The title of the post is actually an homage to the first episode of the first season of “Mad Men.” I say that like I’m some uberfan that knows everything about the show. The truth is, that’s the only episode I’ve seen but there was a part that resonated with me the other day while I was driving.
Here’s where I sound like I know this show so well…
The scene opens and Don Draper is sitting in a club having another cocktail. The waiter comes over and Don strikes up a conversation about smoking. He’s struggling with how to pitch an ad campaign for Lucky Strike cigarettes and wants to know why his waiter chooses to smoke Old Gold cigarettes. After a little history and chit chat, the waiter comes up with one summation: “I love smoking.” And that is what Don Draper writes down on his cocktail napkin.
Because people love smoking. Or they did, anyway, until the government told us it wreaks complete havoc on our bodies. But I bet people actually already knew that.
So what’s this have to do with driving?
I traded in my non-mom-mobile which actually was quite a mom-mobile. It wasn’t a minivan but it was big enough that I probably could have hauled half of a football team, gear included. I was in denial. It was a bigger car than I needed because I still kept imagining diaper bags and strollers and long trips to Costco. The truth is that it was mostly me and Evan.
I downsized, but didn’t downgrade, to a Toyota Camry XLE Hybrid about three weeks ago. And guess what happened in the process? I rediscovered something.
I love driving.
Because when you have a car that you feel connected to, a car that’s fun to drive, a car that lets you feel the road, you really start to enjoy driving again. It’s not just hurriedly getting from point A to point B.
You know that quote, “It’s not the destination but the journey”? I’m going to totally bastardize that quote and tell you that THAT’S what went through my mind today as I was driving some gorgeously wooded back roads. As I was hugging the turns, I was really thinking how much I love driving. Again.
And as a result, I find that I take the long way home. I drive slower. I feel more in control of the car. I feel connected to the car. Do you know what I mean?
My very first car was a used 1989 Honda Civic DX. It was white (with ample rust) and a blue interior and I loved that car. Every time it rained, the windshield leaked and I did not love that car. But then it would dry out and I loved it all over again.
Then I sold it and let it become someone else’s rustbucket and bought a used 1994 Nissan Altima. Now THAT was a car. It was a luxurious ride for a youngster like me. Even though it was a 5 speed (or maybe 6 speed?), I controlled that car. Until I couldn’t because there were fuel line problems.

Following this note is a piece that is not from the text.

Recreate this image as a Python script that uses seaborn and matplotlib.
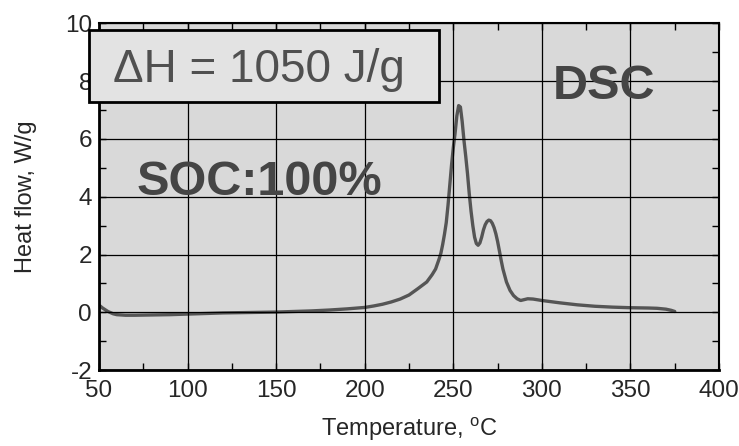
import matplotlib
matplotlib.use("Agg")
import matplotlib.pyplot as plt
import seaborn as sns
import pandas as pd
from matplotlib.ticker import MultipleLocator
from matplotlib.patches import Rectangle

temperature = [50, 52, 55, 58, 60, 65, 70, 80, 90, 100, 110, 120, 130, 140, 150,
               160, 170, 180, 190, 200, 205, 210, 215, 220, 225, 230, 235, 238,
               240, 242, 243, 244, 245, 246, 247, 248, 249, 250, 251, 252, 253,
               254, 255, 256, 257, 258, 259, 260, 261, 262, 263, 264, 265, 266,
               267, 268, 269, 270, 271, 272, 273, 274, 275, 276, 277, 278, 280,
               282, 284, 286, 288, 290, 292, 295, 300, 310, 320, 330, 340, 350,
               360, 365, 370, 373, 375]
heat_flow = [0.25, 0.15, 0.03, -0.05, -0.08, -0.1, -0.1, -0.09, -0.08, -0.06,
             -0.04, -0.02, -0.01, 0.0, 0.01, 0.03, 0.05, 0.08, 0.12, 0.17, 0.22,
             0.28, 0.36, 0.46, 0.6, 0.82, 1.05, 1.3, 1.5, 1.85, 2.05, 2.35, 2.7,
             3.1, 3.7, 4.4, 5.1, 5.7, 6.2, 6.8, 7.15, 7.1, 6.6, 5.95, 5.4, 4.8,
             4.1, 3.5, 3.0, 2.6, 2.38, 2.32, 2.4, 2.6, 2.85, 3.03, 3.14, 3.19,
             3.17, 3.08, 2.93, 2.72, 2.45, 2.13, 1.8, 1.5, 1.05, 0.76, 0.58, 0.47,
             0.41, 0.44, 0.47, 0.46, 0.41, 0.33, 0.26, 0.21, 0.18, 0.16, 0.15,
             0.14, 0.11, 0.07, 0.03]

x_label = "Temperature, $\\mathregular{^oC}$"
y_label = "Heat flow, W/g"
box_text = "\u0394H = 1050 J/g"
soc_text = "SOC:100%"
dsc_text = "DSC"

sns.set_style("ticks")
plt.rcParams['font.family'] = ['Liberation Sans', 'DejaVu Sans']
plt.rcParams['mathtext.fontset'] = 'custom'
plt.rcParams['mathtext.rm'] = 'Liberation Sans'
plt.rcParams['axes.unicode_minus'] = False

df = pd.DataFrame({"T": temperature, "Q": heat_flow})

fig = plt.figure(figsize=(7.39, 4.46), dpi=100)
ax = fig.add_axes([0.134, 0.170, 0.839, 0.778])
ax.set_facecolor("#d9d9d9")

sns.lineplot(data=df, x="T", y="Q", ax=ax, color="#555555", lw=2.4, sort=False)

ax.set_xlim(50, 400)
ax.set_ylim(-2, 10)
ax.xaxis.set_major_locator(MultipleLocator(50))
ax.xaxis.set_minor_locator(MultipleLocator(25))
ax.yaxis.set_major_locator(MultipleLocator(2))
ax.yaxis.set_minor_locator(MultipleLocator(1))
ax.grid(True, which="major", color="black", lw=0.9)
ax.set_axisbelow(False)
ax.tick_params(which="both", direction="in", top=True, right=True,
               labelsize=17.5, length=5, width=1, color="black")
ax.tick_params(axis="x", pad=7)
ax.tick_params(axis="y", pad=5)
for side in ["left", "bottom"]:
    ax.spines[side].set_linewidth(2)
for side in ["top", "right"]:
    ax.spines[side].set_linewidth(1.5)
for s in ax.spines.values():
    s.set_color("black")

ax.set_xlabel(x_label, fontsize=17, labelpad=10)
ax.set_ylabel(y_label, fontsize=17, labelpad=20)

box = Rectangle((-0.016, 0.772), 0.564, 0.208, transform=ax.transAxes,
                facecolor="#e3e3e3", edgecolor="black", lw=2, clip_on=False,
                zorder=5)
ax.add_patch(box)
ax.text(0.258, 0.830, box_text, transform=ax.transAxes, fontsize=33,
        color="#505050", ha="center", va="baseline", zorder=6)
ax.text(0.258, 0.504, soc_text, transform=ax.transAxes, fontsize=35,
        fontweight="bold", color="#454545", ha="center", va="baseline", zorder=6)
ax.text(0.815, 0.781, dsc_text, transform=ax.transAxes, fontsize=35,
        fontweight="bold", color="#454545", ha="center", va="baseline", zorder=6)

fig.savefig("out.png", dpi=100)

So I traded it in for a used 1997 Mazda 626. I did not love that car. I’m not sure I even liked it now that I think about it. It was a car to drive. It wasn’t even a color I liked (maroon). When my husband and I got married, one of the first things he did was make me get rid of that car. And I love him for it.
I traded it in (and took a bath on it) so that we could get my very first brand new car, a 2001 Ford Escape. And I LOVED that car. It was the SUV I had always dreamed of in exactly the color I wanted. And I was happy. Even when my dog peed in the back seat, I ripped the seats out and cleaned that sucker better than new.
But one day, when I was in a bad mood, my husband decided to take me for a test drive in a Nissan Murano. Six months later, I sadly sold my Ford Escape to a young family that I knew would properly care for it and I drove off in my 2004 Nissan Murano.
That was the car that defined me. It felt like the most luxurious car on the planet. I stopped looking at other cars longingly at the car show every year. This was MY car. And it stayed that way for four glorious years. But when a couple of things went wrong with the car, my husband (see a trend here?) thought that it might be better to sell it before the mileage got too high and take advantage of the Ford Family discount.
So, in 2009, I drove off in a brand new Ford Flex Limited. Fully loaded. I think I could have pushed a button and it would have driven itself. In fact, it was too much luxury. It was a soft and comfortable ride but it was too soft. I liked the car but I never felt connected to it and therefore, I lost my connection with the road and with driving.
Now, I’m zipping around in the Camry. I’m getting amazing gas mileage (I’ve filled up once in 1000 miles) and I just feel connected to the road again. I love driving and that’s what’s going to keep me happy.
Disclosure: I was selected for participation in the TWIN community through a program with Clever Girls Collective. I did not receive any compensation for writing this post, or payment in exchange for participating. The opinions expressed herein are mine, and do not reflect the views of the Toyota.